Whitlam was the first national leader in the world to appoint a women’s affairs adviser to his staff. Under his leadership, policy began to recognise women not just as wives and mothers, or as secondary earners to male breadwinners, but as citizens in their own right. He did this through policies including equal pay for work of equal value, expanding childcare, the supporting mothers’ benefit and Medibank, the precursor to Medicare. The Family Law Act made divorce simpler. Contraceptives became cheaper.

There were other transformative reforms too. From 1974, feminist activists began opening women’s refuges after realising that women fleeing domestic violence had nowhere to go. They ran these services with donations and volunteers before asking governments for support. It took a while, but Whitlam funded women’s refuges from 1975. Refuges were a great example of how feminists could work with government to respond to women’s distinctive needs.

That year, 1975, was International Women’s Year. Whitlam himself took ministerial responsibility for Australia’s commemorations, which included grants for women’s projects. These projects were to fulfil three aims: to change attitudes towards women, to combat discrimination, and to encourage women’s creativity.

Women across Australia received funds for community projects, to make films and publish histories, to create educational resources, and to help women understand their rights. One of the headline events for the year was the Women and Politics conference, which was intended to encourage all women to become more politically active.

About 3000 women and some men took to the march through the Sydney’s streets on International Women’s Day.

About 3000 women and some men took to the march through the Sydney’s streets on International Women’s Day.Credit: David James Bartho/Fairfax Media

Just how far Australian women had to go to be taken seriously can be gauged by the media reaction to the conference. Men arguing about politics? Business as usual. Women disagreeing on politics? Evidence that the conference had failed. The media’s response was a sign that women were still not quite welcome in Australian politics.

Just weeks later, the dismissal shocked the nation. Despite some reservations about the Whitlam government’s shortcomings, the women’s movement campaigned for Whitlam’s return, urging women to “use your vote for women’s rights”, warning that they “had a lot to lose”. They were right.

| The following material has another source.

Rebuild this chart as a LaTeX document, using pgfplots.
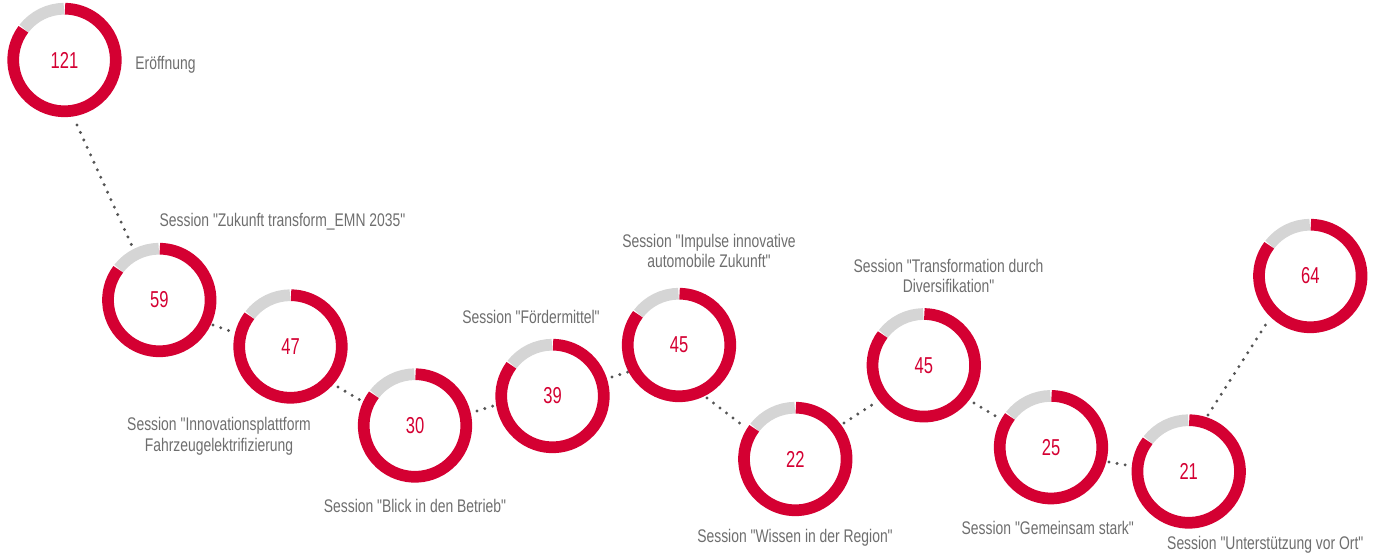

Whitlam’s political opponent, Liberal Party leader Malcolm Fraser, was promising to cut government spending but refused to give specifics. The women’s movement, which had just secured government funding for women’s refuges and health centres, feared that they would bear the brunt of these cuts. Fraser said little about women during the election, beyond earning the ire of feminists when he said that more women in parliament would “brighten the place up a bit”.

Labor lost the 1975 election in a landslide, in part because the global economic downturn had created high inflation and high unemployment. Fraser had promised to “turn on the lights”, but he soon found that economy was stubbornly difficult to fix.

Fraser’s record on women’s policy was mixed. He maintained some of the women’s programs built under Whitlam (and in areas like childcare, arguably improved them) but other services, like women’s refuges, gradually lost funding in the late 1970s. Just when women had successfully demanded that governments respond to their distinctive needs, the new orthodoxy of neoliberalism undercut them. However, most of the Whitlam reforms for women survived the Fraser years to become part of Australia’s policy infrastructure.

Women’s policy in the Whitlam era was characterised by experimentation and creativity. In responding to the feminist demand that issues like childcare, contraception and domestic violence were political issues, the Whitlam government helped to transform Australian politics. The dismissal delayed, but could not stop, this transformation.

Michelle Arrow is professor of history at Macquarie University and president of the Australian Historical Association.